3.2 Support the strengthening of the active constituency of support for the protection of HRDs.

3.2.1 Engage non-EU governments to take responsibility for security and protection of HRDs building on the Brazil project;
3.2.2 Develop capacity to engage and influence perpetrators and non-state actors including through more systematic direct contacts and through the development of a pool of interlocutors;
3.2.3 Stimulate discourse on the crucial role of HRDs.

4. Further develop Front Line Defenders as an effective and sustainable organisation that retains agility and innovation in responding to the needs expressed by HRDs.

4.1 Sustain and develop the staffing, management and operational systems of the organisation, including digital and information security;

4.2 Develop regional presence with expansion of field-based model in each region working together with digital security consultants, other experts and trainers;

4.3 Integrate risk analysis systematically into planning of all missions and other field-based activities;

4.4 Sustain and develop Front Line Defenders funding base including through sustaining and developing institutional funding, major donor cultivation and public engagement;

4.5 Support effective functioning of governance structures in accordance with the Dochas Code of Corporate Governance.

Crosscutting themes:

1. Ensure Front Line Defenders is driven by the aspirations and needs expressed by human rights defenders themselves.

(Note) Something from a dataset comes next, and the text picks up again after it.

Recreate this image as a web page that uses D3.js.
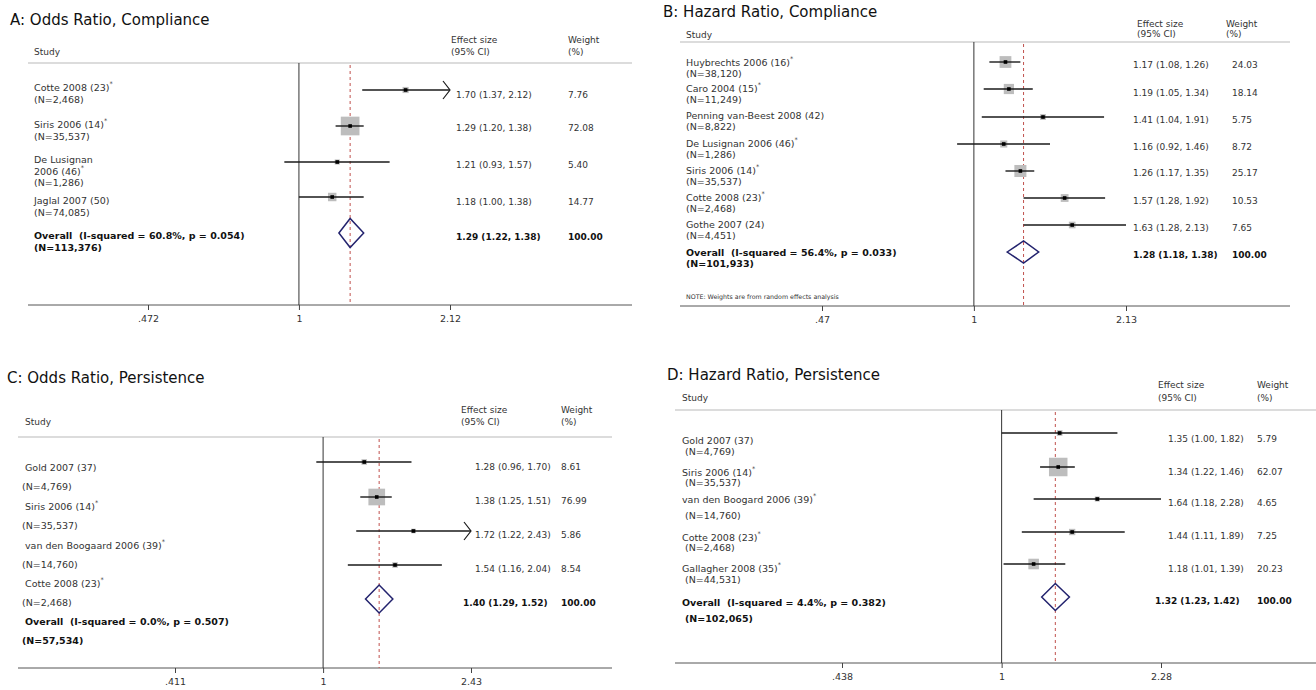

2. Ensure that Front Line Defenders responds and is present in a real way when HRDs are most at risk.

3. Ensure Front Line Defenders works equally for men and women human rights defenders, seeks to address the specific challenges faced by women human rights defenders because of their gender, and gives particular attention to threats faced by human rights defenders working for economic, social and cultural rights, for sexual identity rights and for indigenous peoples rights.

4. Develop Front Line Defenders as an Ireland based international organisation which reflects its internationalism in the geographic reach of our activities, the diversity of our Board and staff, our commitment to multilingualism and the international breadth of our support network.

5. Front Line Defenders will continue to play a facilitating/catalytic role in bringing together human rights defenders, decision makers and those with specific areas of expertise to promote innovative approaches to strengthening protection.